ENTRIES
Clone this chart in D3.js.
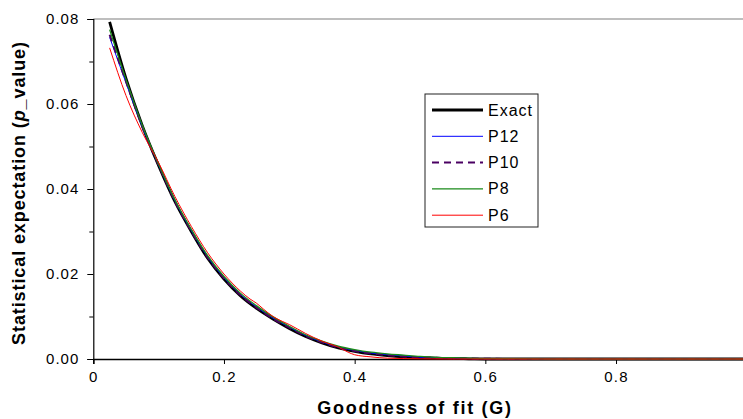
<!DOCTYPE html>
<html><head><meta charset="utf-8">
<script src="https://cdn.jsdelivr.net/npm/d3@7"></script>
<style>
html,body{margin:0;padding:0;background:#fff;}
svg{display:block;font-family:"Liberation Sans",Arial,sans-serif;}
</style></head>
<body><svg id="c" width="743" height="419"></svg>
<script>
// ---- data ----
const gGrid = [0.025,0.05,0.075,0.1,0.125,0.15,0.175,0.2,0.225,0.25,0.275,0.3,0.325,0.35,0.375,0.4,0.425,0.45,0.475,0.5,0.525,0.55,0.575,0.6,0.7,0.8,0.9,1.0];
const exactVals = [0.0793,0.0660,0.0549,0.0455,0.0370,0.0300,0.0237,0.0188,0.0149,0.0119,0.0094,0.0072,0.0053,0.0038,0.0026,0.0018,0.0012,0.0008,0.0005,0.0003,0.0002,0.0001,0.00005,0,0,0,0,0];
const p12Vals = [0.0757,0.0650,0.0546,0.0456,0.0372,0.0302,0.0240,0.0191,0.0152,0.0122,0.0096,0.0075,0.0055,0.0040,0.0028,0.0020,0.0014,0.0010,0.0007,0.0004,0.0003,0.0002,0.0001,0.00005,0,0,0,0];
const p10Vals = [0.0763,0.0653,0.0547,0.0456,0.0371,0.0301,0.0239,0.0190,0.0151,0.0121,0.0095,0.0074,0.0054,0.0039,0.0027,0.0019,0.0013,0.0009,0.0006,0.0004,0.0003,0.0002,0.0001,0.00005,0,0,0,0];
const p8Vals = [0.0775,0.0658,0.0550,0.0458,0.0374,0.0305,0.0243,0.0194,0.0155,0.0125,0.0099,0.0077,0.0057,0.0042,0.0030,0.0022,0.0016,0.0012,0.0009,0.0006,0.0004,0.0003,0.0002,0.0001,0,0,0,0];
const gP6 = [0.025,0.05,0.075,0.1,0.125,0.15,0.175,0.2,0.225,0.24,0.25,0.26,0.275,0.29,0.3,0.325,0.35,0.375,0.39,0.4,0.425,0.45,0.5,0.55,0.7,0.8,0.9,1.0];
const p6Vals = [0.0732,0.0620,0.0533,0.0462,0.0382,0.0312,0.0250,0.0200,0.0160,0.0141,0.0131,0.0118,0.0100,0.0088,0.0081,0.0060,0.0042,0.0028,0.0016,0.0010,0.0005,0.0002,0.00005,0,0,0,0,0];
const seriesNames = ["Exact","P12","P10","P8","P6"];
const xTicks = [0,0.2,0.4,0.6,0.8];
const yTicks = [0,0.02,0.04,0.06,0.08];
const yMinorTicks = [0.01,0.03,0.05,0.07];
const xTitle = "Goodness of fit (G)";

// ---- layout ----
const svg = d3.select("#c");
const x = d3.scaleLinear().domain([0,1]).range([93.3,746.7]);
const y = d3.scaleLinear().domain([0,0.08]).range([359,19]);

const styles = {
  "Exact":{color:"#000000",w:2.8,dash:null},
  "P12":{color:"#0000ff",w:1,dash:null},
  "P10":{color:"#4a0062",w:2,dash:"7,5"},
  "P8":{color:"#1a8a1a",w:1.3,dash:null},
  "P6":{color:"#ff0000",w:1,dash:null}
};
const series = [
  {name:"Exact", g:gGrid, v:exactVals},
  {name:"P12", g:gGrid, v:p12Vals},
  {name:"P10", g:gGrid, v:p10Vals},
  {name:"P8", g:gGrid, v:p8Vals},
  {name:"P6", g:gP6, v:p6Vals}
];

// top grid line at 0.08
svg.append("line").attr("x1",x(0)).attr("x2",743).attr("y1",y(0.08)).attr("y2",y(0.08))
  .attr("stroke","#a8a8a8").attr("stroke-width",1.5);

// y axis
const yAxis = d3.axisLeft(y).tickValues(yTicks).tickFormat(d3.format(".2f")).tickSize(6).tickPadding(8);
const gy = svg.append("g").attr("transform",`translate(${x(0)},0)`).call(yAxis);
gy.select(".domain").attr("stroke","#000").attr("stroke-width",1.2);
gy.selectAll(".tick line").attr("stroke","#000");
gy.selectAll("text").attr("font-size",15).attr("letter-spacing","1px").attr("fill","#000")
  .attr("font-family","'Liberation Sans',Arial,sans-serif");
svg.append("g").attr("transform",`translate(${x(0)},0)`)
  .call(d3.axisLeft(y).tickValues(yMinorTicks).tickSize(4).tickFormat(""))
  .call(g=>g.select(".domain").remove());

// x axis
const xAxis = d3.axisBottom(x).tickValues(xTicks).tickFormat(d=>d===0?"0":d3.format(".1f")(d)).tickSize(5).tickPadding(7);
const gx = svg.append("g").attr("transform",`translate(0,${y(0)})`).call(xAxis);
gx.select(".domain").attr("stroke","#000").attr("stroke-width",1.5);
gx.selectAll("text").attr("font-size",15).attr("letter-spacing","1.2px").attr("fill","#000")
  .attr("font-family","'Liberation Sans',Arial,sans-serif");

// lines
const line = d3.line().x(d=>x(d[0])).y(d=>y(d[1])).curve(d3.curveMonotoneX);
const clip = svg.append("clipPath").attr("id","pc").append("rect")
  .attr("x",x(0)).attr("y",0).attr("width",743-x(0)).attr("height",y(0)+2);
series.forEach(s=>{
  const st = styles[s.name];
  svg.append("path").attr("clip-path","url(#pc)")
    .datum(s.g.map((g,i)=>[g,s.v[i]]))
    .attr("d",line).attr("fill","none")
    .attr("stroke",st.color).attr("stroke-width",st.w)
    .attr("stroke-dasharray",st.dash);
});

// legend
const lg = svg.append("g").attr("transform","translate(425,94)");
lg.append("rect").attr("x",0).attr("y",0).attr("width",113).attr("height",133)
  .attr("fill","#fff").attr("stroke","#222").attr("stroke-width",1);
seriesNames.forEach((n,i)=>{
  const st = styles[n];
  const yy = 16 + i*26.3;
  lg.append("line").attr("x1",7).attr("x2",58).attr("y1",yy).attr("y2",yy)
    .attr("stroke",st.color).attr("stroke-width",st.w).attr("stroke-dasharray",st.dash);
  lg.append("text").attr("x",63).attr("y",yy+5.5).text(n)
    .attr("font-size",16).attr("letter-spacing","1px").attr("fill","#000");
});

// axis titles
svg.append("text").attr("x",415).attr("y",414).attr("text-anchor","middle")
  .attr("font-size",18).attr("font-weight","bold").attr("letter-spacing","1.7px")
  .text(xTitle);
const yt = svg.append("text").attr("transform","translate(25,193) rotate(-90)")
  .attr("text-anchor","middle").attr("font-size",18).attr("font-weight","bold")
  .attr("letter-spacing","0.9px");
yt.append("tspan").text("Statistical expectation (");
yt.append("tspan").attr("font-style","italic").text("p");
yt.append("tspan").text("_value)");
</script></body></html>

* * *

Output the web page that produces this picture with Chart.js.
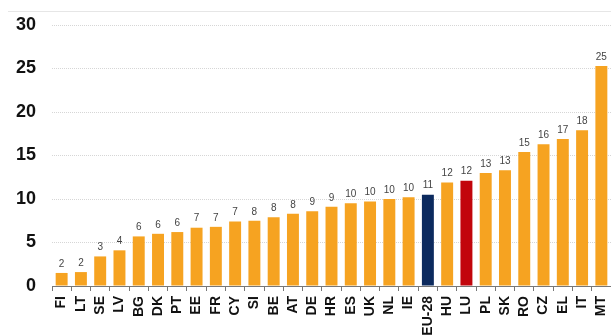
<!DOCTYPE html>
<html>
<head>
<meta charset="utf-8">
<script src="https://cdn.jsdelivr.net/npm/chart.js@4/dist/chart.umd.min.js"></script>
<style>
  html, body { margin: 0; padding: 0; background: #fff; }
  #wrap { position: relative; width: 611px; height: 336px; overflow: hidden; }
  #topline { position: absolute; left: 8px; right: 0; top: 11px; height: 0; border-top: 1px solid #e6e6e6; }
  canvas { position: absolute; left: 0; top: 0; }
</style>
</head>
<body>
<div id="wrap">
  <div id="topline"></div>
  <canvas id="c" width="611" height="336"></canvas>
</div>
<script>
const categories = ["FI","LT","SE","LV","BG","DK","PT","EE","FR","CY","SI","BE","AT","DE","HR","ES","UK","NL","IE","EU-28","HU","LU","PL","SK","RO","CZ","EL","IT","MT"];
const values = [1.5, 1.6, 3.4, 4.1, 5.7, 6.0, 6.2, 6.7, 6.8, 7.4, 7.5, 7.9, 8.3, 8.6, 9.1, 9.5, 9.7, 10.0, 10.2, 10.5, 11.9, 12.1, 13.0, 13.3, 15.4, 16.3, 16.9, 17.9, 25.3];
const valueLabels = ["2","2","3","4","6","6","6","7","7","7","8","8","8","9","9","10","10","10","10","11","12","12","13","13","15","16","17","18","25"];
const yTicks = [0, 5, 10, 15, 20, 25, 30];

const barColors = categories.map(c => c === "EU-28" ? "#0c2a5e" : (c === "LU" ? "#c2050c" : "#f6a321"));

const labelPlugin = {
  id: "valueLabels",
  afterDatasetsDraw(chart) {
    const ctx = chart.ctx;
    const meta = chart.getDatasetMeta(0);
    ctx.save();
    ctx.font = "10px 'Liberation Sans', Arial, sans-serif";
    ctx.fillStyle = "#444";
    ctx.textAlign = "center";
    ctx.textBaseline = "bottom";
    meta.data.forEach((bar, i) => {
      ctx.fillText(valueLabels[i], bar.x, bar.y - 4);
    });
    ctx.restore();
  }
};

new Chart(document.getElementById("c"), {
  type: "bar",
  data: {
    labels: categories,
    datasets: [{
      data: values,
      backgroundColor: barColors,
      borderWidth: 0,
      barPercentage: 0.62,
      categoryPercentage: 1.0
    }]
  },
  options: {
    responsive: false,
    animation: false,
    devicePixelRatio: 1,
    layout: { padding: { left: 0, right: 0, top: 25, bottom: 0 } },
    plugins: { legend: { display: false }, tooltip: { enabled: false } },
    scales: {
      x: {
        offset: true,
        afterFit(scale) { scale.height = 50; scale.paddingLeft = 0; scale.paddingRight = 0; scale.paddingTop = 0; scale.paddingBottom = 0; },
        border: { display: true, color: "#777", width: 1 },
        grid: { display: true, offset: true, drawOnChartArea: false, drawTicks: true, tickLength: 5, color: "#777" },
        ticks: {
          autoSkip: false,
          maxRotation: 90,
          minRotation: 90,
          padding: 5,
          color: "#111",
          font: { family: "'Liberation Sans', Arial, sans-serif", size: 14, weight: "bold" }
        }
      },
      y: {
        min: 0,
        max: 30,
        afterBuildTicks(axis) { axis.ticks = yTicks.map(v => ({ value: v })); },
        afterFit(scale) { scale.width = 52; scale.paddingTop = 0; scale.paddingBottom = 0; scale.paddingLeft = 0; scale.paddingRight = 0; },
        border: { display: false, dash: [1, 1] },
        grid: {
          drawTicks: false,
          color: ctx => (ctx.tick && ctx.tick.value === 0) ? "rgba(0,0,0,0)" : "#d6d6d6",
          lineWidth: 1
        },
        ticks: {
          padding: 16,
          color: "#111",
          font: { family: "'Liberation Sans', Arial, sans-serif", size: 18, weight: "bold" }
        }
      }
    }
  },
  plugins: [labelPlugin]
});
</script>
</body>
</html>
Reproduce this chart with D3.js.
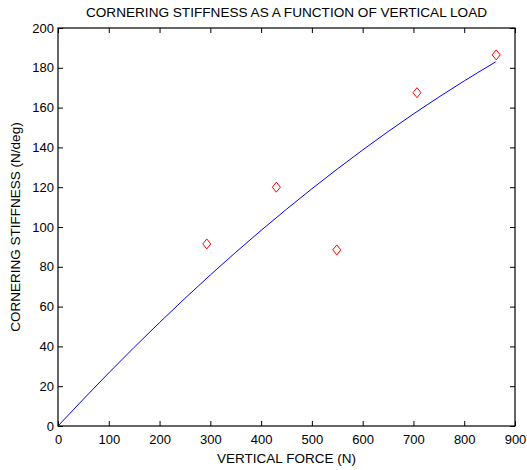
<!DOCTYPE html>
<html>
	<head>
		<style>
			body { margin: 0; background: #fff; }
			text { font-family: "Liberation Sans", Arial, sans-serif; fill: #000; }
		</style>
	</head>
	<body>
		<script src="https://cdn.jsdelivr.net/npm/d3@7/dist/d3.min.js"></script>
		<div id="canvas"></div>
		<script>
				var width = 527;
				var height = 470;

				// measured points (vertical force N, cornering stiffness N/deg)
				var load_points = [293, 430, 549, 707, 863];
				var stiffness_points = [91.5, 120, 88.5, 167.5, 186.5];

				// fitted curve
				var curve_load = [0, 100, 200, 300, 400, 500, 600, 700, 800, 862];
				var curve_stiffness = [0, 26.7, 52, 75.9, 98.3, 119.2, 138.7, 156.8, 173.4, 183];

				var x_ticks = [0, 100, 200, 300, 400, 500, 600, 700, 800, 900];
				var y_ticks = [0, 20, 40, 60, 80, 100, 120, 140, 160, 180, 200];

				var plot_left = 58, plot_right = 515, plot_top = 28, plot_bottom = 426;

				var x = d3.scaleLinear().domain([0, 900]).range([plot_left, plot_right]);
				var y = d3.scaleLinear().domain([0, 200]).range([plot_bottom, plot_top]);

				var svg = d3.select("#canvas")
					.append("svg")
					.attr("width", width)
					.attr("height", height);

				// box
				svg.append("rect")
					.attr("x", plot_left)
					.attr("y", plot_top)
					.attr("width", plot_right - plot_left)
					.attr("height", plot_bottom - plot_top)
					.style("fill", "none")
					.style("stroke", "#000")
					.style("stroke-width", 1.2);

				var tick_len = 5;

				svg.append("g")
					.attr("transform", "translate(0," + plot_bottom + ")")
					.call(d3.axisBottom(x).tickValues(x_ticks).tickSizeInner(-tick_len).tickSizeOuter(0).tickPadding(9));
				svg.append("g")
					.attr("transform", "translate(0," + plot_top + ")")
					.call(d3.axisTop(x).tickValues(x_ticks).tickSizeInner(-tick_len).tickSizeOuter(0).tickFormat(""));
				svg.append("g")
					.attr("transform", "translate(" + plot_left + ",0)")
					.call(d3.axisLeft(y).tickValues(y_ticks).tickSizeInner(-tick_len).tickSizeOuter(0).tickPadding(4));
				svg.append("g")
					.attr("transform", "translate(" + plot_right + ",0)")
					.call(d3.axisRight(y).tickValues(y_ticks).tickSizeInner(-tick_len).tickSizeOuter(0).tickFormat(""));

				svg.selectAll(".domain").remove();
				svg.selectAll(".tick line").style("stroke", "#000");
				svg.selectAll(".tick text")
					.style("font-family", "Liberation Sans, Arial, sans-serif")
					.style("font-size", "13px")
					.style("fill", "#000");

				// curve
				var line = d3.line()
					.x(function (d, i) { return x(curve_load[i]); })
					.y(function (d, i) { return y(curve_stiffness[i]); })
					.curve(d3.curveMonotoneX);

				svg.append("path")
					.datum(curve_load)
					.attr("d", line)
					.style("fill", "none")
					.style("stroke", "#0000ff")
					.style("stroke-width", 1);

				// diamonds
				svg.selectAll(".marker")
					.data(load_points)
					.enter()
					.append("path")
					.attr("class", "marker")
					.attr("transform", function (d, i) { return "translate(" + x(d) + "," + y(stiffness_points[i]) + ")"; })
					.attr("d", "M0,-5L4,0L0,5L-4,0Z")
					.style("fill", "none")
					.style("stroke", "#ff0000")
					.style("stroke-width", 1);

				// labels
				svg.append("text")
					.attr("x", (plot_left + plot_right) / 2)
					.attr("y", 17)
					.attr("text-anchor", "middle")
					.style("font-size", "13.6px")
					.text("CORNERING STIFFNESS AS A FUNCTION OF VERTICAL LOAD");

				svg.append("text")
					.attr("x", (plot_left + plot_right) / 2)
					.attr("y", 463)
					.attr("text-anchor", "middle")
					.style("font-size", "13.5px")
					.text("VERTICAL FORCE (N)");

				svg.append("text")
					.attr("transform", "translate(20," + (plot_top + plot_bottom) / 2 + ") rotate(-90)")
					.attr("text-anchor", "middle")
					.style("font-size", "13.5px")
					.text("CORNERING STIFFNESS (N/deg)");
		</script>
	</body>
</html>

TASK STATEMENT
Go to the line that contains "Reproduce this chart with D3.js." and copy from there down to the line that contains "var height = 470;", with both lines included. Pass over the pictures.

FINAL RESULT
Reproduce this chart with D3.js.
<!DOCTYPE html>
<html>
	<head>
		<style>
			body { margin: 0; background: #fff; }
			text { font-family: "Liberation Sans", Arial, sans-serif; fill: #000; }
		</style>
	</head>
	<body>
		<script src="https://cdn.jsdelivr.net/npm/d3@7/dist/d3.min.js"></script>
		<div id="canvas"></div>
		<script>
				var width = 527;
				var height = 470;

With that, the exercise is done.